# AIM:
In the entries below, count every line with the string "code". State the count and nothing else.

# GIVEN DATA:
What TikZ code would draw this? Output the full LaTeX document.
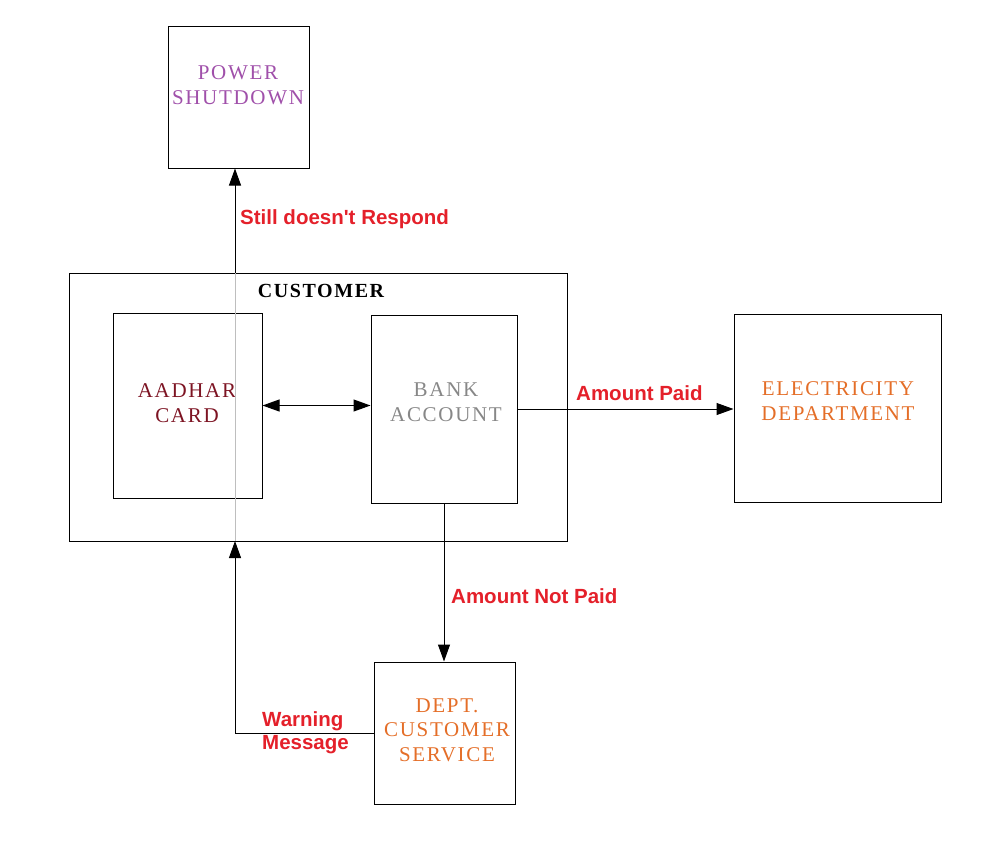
\documentclass[tikz,border=0pt]{standalone}
\usepackage{fontspec}
\setmainfont{Liberation Serif}
\newfontfamily\labelfont{Liberation Sans}
\usetikzlibrary{arrows.meta,positioning}
\definecolor{lblred}{RGB}{228,32,42}
\definecolor{powpurple}{RGB}{160,80,170}
\definecolor{aadred}{RGB}{125,20,35}
\definecolor{bankgray}{RGB}{135,135,135}
\definecolor{elecorange}{RGB}{228,110,40}
\newfontfamily\boxfont[LetterSpace=8]{Liberation Serif}
\tikzset{
  box/.style={draw, line width=1pt, rectangle, inner sep=0pt, anchor=center},
  boxtext/.style={font=\boxfont\fontsize{21}{24.5}\selectfont, align=center, inner sep=0pt},
  lbl/.style={font=\labelfont\bfseries\fontsize{20.5}{23}\selectfont, text=lblred, inner sep=0pt, align=left},
  arr/.style={line width=1pt, -{Triangle[length=17pt,width=12pt]}},
  darr/.style={line width=1pt, {Triangle[length=17pt,width=12pt]}-{Triangle[length=17pt,width=12pt]}},
  link/.style={line width=1pt}
}
\begin{document}
\begin{tikzpicture}[x=1pt,y=-1pt]
\useasboundingbox (0,0) rectangle (1003,847);
% boxes
\node[box, minimum width=141pt, minimum height=142pt] (power) at (238.5,97) {};
\node[box, minimum width=498pt, minimum height=268pt] (cust) at (318,407) {};
\node[box, minimum width=149pt, minimum height=185pt] (aad) at (187.5,405.5) {};
\node[box, minimum width=146pt, minimum height=188pt] (bank) at (444,409) {};
\node[box, minimum width=207pt, minimum height=188pt] (elec) at (837.5,408) {};
\node[box, minimum width=141pt, minimum height=142pt] (dept) at (444.5,733) {};
% texts
\node[boxtext, text=powpurple] (powert) at (238,85) {POWER\\SHUTDOWN};
\node[boxtext, text=black, font=\boxfont\bfseries\fontsize{20}{24}\selectfont] (custt) at (321,291) {CUSTOMER};
\node[boxtext, text=aadred] (aadt) at (187,403) {AADHAR\\CARD};
\node[boxtext, text=bankgray] (bankt) at (446,402) {BANK\\ACCOUNT};
\node[boxtext, text=elecorange] (elect) at (838,401) {ELECTRICITY\\DEPARTMENT};
\node[boxtext, text=elecorange] (deptt) at (447,730) {DEPT.\\CUSTOMER\\SERVICE};
% connector points
\coordinate (cb) at (235,541);
\coordinate (ct) at (235,273);
% connectors
\draw[darr] (aad.east) -- (aad.east -| bank.west);
\draw[arr] (bank.east) -- (bank.east -| elec.west);
\draw[arr] (bank.south) -- (bank.south |- dept.north);
\draw[arr] (dept.west) -| (cb);
\draw[line width=1pt, color={rgb,255:red,190;green,190;blue,190}] (cb) -- (ct);
\draw[arr] (ct) -- (ct |- power.south);
% labels
\node[lbl, anchor=west] (l1) at (240,219) {Still doesn't Respond};
\node[lbl, anchor=west] (l2) at (576,393) {Amount Paid};
\node[lbl, anchor=west] (l3) at (451,596) {Amount Not Paid};
\node[lbl, anchor=west] (l4) at (262,733) {Warning\\Message};
\end{tikzpicture}
\end{document}
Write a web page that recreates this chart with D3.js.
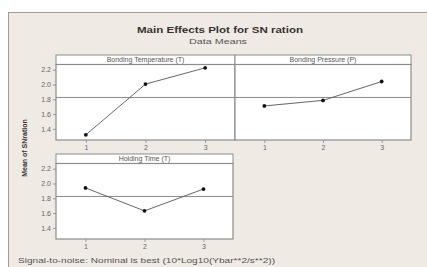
<!DOCTYPE html>
<html><head><meta charset="utf-8">
<script src="https://cdn.jsdelivr.net/npm/d3@7"></script>
<style>body{margin:0;background:#fff}svg{display:block}</style>
</head><body>
<svg id="c" width="427" height="267"></svg>
<script>
const levels = ["1", "2", "3"];
const factors = ["Bonding Temperature (T)", "Bonding Pressure (P)", "Holding Time (T)"];
const tempMeans = [1.32, 2.005, 2.225];
const pressMeans = [1.71, 1.785, 2.04];
const timeMeans = [1.94, 1.63, 1.925];
const grandMean = 1.825;
const yTicks = [1.4, 1.6, 1.8, 2.0, 2.2];
const title = "Main Effects Plot for SN ration";
const subtitle = "Data Means";
const yLabel = "Mean of SNration";
const footnote = "Signal-to-noise: Nominal is best (10*Log10(Ybar**2/s**2))";

const series = [tempMeans, pressMeans, timeMeans];
const svg = d3.select("#c");
const font = "Liberation Sans, Arial, sans-serif";

// outer frame
svg.append("rect").attr("x", 8.5).attr("y", 12.5).attr("width", 430).attr("height", 270)
  .attr("fill", "#efeae3").attr("stroke", "#a49c92").attr("stroke-width", 1);

svg.append("text").attr("x", 220).attr("y", 33).attr("text-anchor", "middle")
  .attr("font-family", font).attr("font-weight", "bold").attr("font-size", 9.5)
  .attr("fill", "#333").attr("textLength", 166).attr("lengthAdjust", "spacingAndGlyphs").text(title);
svg.append("text").attr("x", 218).attr("y", 44).attr("text-anchor", "middle")
  .attr("font-family", font).attr("font-size", 7).attr("fill", "#555")
  .attr("textLength", 58).attr("lengthAdjust", "spacingAndGlyphs").text(subtitle);

const panels = [
  {x0: 56, x1: 235, top: 55, showY: true},
  {x0: 235, x1: 411, top: 55, showY: false},
  {x0: 56, x1: 233, top: 154, showY: true}
];
const stripH = 9.5, plotH = 75.5;

panels.forEach((p, i) => {
  const g = svg.append("g");
  const yTop = p.top + stripH, yBot = yTop + plotH;
  const x = d3.scalePoint().domain(levels).range([p.x0, p.x1]).padding(0.5);
  const y = d3.scaleLinear().domain([1.25, 2.27]).range([yBot, yTop]);

  g.append("rect").attr("x", p.x0).attr("y", yTop).attr("width", p.x1 - p.x0).attr("height", plotH)
    .attr("fill", "#fff");
  // strip
  g.append("rect").attr("x", p.x0).attr("y", p.top).attr("width", p.x1 - p.x0).attr("height", stripH)
    .attr("fill", "#fff").attr("stroke", "#8c8c8c").attr("stroke-width", 1);
  g.append("text").attr("x", (p.x0 + p.x1) / 2).attr("y", p.top + 7.3).attr("text-anchor", "middle")
    .attr("font-family", font).attr("font-size", 7).attr("fill", "#555").text(factors[i]);

  // grand mean line
  g.append("line").attr("x1", p.x0).attr("x2", p.x1).attr("y1", y(grandMean)).attr("y2", y(grandMean))
    .attr("stroke", "#8a8a8a").attr("stroke-width", 1);

  // axes
  const xa = g.append("g").attr("transform", `translate(0,${yBot})`)
    .call(d3.axisBottom(x).tickSize(3).tickPadding(2));
  xa.select(".domain").remove();
  xa.selectAll("line").attr("stroke", "#999");
  xa.selectAll("text").attr("font-family", font).attr("font-size", 7).attr("fill", "#666");

  if (p.showY) {
    const ya = g.append("g").attr("transform", `translate(${p.x0},0)`)
      .call(d3.axisLeft(y).tickValues(yTicks).tickFormat(d3.format(".1f")).tickSize(3).tickPadding(2));
    ya.select(".domain").remove();
    ya.selectAll("line").attr("stroke", "#999");
    ya.selectAll("text").attr("font-family", font).attr("font-size", 7).attr("fill", "#666");
  }

  // line and points
  const data = levels.map((l, k) => ({l, v: series[i][k]}));
  g.append("path").datum(data).attr("fill", "none").attr("stroke", "#555").attr("stroke-width", 0.9)
    .attr("d", d3.line().x(d => x(d.l)).y(d => y(d.v)));
  g.selectAll("circle").data(data).join("circle").attr("cx", d => x(d.l)).attr("cy", d => y(d.v))
    .attr("r", 1.9).attr("fill", "#111");

  // panel border
  g.append("rect").attr("x", p.x0).attr("y", yTop).attr("width", p.x1 - p.x0).attr("height", plotH)
    .attr("fill", "none").attr("stroke", "#8c8c8c").attr("stroke-width", 1.2);
});

svg.append("text").attr("transform", "translate(27,148) rotate(-90)").attr("text-anchor", "middle")
  .attr("font-family", font).attr("font-weight", "bold").attr("font-size", 7).attr("fill", "#333")
  .text(yLabel);

svg.append("text").attr("x", 18).attr("y", 263).attr("font-family", font).attr("font-size", 6.5)
  .attr("fill", "#555").attr("textLength", 257).attr("lengthAdjust", "spacingAndGlyphs").text(footnote);
</script>
</body></html>
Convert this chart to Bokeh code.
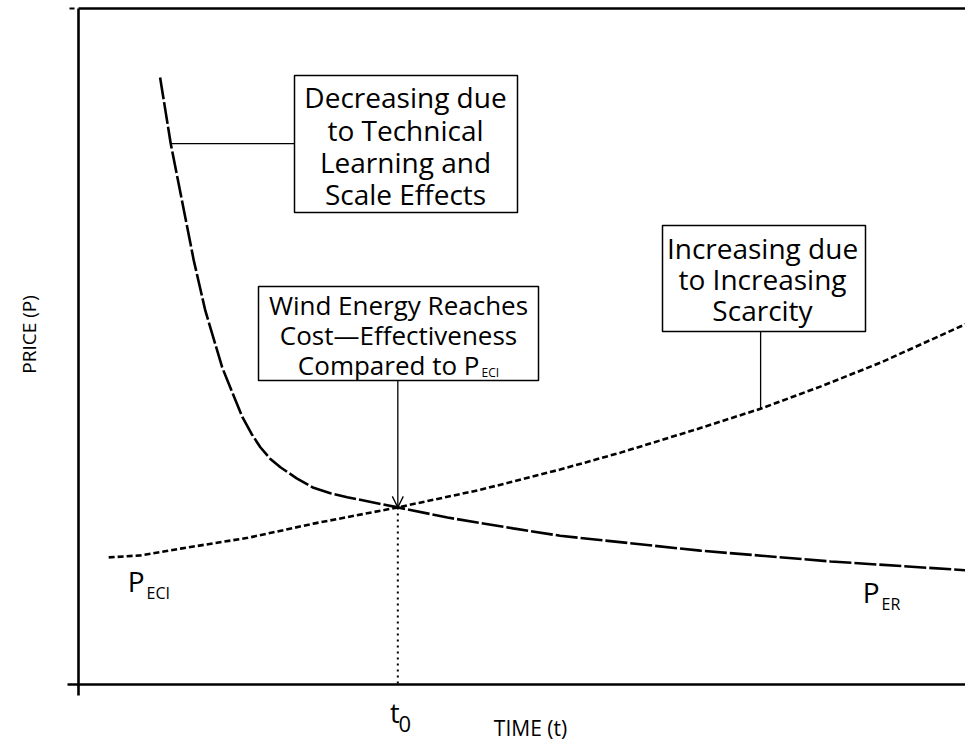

# CORRECT OUTPUT:
2